>> START Information supplied
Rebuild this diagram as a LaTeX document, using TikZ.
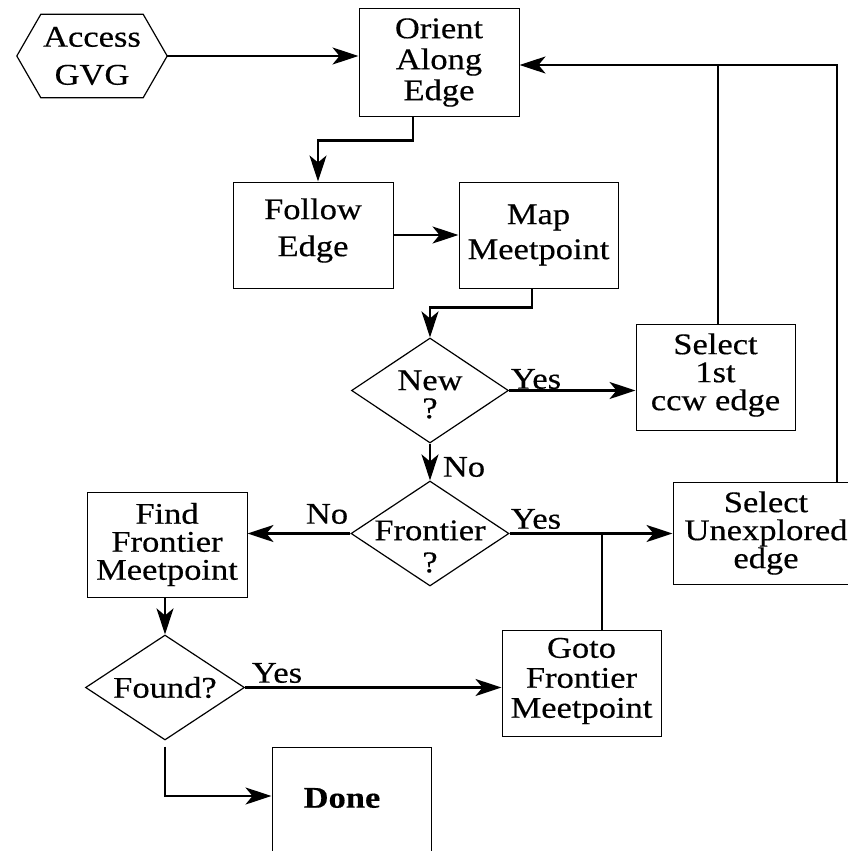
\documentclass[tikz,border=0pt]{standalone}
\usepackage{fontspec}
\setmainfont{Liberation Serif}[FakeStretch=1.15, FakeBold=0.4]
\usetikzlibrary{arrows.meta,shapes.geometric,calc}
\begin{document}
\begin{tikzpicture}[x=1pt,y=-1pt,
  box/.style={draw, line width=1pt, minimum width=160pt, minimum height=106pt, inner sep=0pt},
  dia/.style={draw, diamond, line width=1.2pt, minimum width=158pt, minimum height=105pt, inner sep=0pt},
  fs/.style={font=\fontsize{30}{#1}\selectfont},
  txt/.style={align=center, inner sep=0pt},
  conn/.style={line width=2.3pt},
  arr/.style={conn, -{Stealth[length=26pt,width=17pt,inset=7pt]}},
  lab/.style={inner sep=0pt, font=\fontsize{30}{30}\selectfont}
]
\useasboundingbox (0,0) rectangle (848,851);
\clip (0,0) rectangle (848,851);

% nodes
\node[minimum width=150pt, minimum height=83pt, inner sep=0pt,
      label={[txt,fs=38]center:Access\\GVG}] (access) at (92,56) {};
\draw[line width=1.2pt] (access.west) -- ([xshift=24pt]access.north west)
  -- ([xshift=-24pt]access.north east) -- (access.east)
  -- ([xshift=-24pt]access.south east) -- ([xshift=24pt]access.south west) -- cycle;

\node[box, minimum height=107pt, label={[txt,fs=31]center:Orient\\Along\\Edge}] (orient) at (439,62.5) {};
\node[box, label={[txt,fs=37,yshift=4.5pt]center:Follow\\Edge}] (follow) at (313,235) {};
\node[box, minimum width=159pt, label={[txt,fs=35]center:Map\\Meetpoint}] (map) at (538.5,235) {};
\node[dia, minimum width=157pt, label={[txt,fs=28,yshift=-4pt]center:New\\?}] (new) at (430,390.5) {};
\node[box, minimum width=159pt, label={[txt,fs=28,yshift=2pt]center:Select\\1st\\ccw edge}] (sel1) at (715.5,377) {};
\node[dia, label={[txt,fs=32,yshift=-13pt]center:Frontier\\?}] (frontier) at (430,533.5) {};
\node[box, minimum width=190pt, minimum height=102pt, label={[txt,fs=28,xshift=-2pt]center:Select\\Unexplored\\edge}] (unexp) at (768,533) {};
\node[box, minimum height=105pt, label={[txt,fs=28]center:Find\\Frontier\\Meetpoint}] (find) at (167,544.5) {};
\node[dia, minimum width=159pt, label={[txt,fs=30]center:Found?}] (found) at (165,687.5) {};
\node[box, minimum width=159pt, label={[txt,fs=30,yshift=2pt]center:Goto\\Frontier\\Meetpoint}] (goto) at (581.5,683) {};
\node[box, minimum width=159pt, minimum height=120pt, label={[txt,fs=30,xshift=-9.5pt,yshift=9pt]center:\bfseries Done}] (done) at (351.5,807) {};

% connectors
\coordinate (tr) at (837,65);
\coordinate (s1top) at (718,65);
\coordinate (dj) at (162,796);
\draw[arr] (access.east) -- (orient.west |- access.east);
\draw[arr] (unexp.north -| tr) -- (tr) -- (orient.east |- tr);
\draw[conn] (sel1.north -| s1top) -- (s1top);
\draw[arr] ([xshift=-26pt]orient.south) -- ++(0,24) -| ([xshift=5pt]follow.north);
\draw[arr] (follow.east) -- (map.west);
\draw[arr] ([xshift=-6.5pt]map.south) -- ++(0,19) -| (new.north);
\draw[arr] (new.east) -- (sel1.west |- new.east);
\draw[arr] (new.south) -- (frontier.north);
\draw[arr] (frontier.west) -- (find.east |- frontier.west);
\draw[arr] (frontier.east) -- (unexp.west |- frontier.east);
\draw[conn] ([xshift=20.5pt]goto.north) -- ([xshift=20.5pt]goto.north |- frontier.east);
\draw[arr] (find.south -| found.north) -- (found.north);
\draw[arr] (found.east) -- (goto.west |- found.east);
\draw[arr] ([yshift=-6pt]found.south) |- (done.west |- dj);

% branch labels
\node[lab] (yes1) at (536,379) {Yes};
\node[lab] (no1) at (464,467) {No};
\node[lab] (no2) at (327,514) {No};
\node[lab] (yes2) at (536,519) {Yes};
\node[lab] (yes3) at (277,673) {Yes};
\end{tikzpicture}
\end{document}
>> END Information supplied
_Task details_
Restate the data above word for word. Skip every picture.

_Response to this exercise_
Rebuild this diagram as a LaTeX document, using TikZ.
\documentclass[tikz,border=0pt]{standalone}
\usepackage{fontspec}
\setmainfont{Liberation Serif}[FakeStretch=1.15, FakeBold=0.4]
\usetikzlibrary{arrows.meta,shapes.geometric,calc}
\begin{document}
\begin{tikzpicture}[x=1pt,y=-1pt,
  box/.style={draw, line width=1pt, minimum width=160pt, minimum height=106pt, inner sep=0pt},
  dia/.style={draw, diamond, line width=1.2pt, minimum width=158pt, minimum height=105pt, inner sep=0pt},
  fs/.style={font=\fontsize{30}{#1}\selectfont},
  txt/.style={align=center, inner sep=0pt},
  conn/.style={line width=2.3pt},
  arr/.style={conn, -{Stealth[length=26pt,width=17pt,inset=7pt]}},
  lab/.style={inner sep=0pt, font=\fontsize{30}{30}\selectfont}
]
\useasboundingbox (0,0) rectangle (848,851);
\clip (0,0) rectangle (848,851);

% nodes
\node[minimum width=150pt, minimum height=83pt, inner sep=0pt,
      label={[txt,fs=38]center:Access\\GVG}] (access) at (92,56) {};
\draw[line width=1.2pt] (access.west) -- ([xshift=24pt]access.north west)
  -- ([xshift=-24pt]access.north east) -- (access.east)
  -- ([xshift=-24pt]access.south east) -- ([xshift=24pt]access.south west) -- cycle;

\node[box, minimum height=107pt, label={[txt,fs=31]center:Orient\\Along\\Edge}] (orient) at (439,62.5) {};
\node[box, label={[txt,fs=37,yshift=4.5pt]center:Follow\\Edge}] (follow) at (313,235) {};
\node[box, minimum width=159pt, label={[txt,fs=35]center:Map\\Meetpoint}] (map) at (538.5,235) {};
\node[dia, minimum width=157pt, label={[txt,fs=28,yshift=-4pt]center:New\\?}] (new) at (430,390.5) {};
\node[box, minimum width=159pt, label={[txt,fs=28,yshift=2pt]center:Select\\1st\\ccw edge}] (sel1) at (715.5,377) {};
\node[dia, label={[txt,fs=32,yshift=-13pt]center:Frontier\\?}] (frontier) at (430,533.5) {};
\node[box, minimum width=190pt, minimum height=102pt, label={[txt,fs=28,xshift=-2pt]center:Select\\Unexplored\\edge}] (unexp) at (768,533) {};
\node[box, minimum height=105pt, label={[txt,fs=28]center:Find\\Frontier\\Meetpoint}] (find) at (167,544.5) {};
\node[dia, minimum width=159pt, label={[txt,fs=30]center:Found?}] (found) at (165,687.5) {};
\node[box, minimum width=159pt, label={[txt,fs=30,yshift=2pt]center:Goto\\Frontier\\Meetpoint}] (goto) at (581.5,683) {};
\node[box, minimum width=159pt, minimum height=120pt, label={[txt,fs=30,xshift=-9.5pt,yshift=9pt]center:\bfseries Done}] (done) at (351.5,807) {};

% connectors
\coordinate (tr) at (837,65);
\coordinate (s1top) at (718,65);
\coordinate (dj) at (162,796);
\draw[arr] (access.east) -- (orient.west |- access.east);
\draw[arr] (unexp.north -| tr) -- (tr) -- (orient.east |- tr);
\draw[conn] (sel1.north -| s1top) -- (s1top);
\draw[arr] ([xshift=-26pt]orient.south) -- ++(0,24) -| ([xshift=5pt]follow.north);
\draw[arr] (follow.east) -- (map.west);
\draw[arr] ([xshift=-6.5pt]map.south) -- ++(0,19) -| (new.north);
\draw[arr] (new.east) -- (sel1.west |- new.east);
\draw[arr] (new.south) -- (frontier.north);
\draw[arr] (frontier.west) -- (find.east |- frontier.west);
\draw[arr] (frontier.east) -- (unexp.west |- frontier.east);
\draw[conn] ([xshift=20.5pt]goto.north) -- ([xshift=20.5pt]goto.north |- frontier.east);
\draw[arr] (find.south -| found.north) -- (found.north);
\draw[arr] (found.east) -- (goto.west |- found.east);
\draw[arr] ([yshift=-6pt]found.south) |- (done.west |- dj);

% branch labels
\node[lab] (yes1) at (536,379) {Yes};
\node[lab] (no1) at (464,467) {No};
\node[lab] (no2) at (327,514) {No};
\node[lab] (yes2) at (536,519) {Yes};
\node[lab] (yes3) at (277,673) {Yes};
\end{tikzpicture}
\end{document}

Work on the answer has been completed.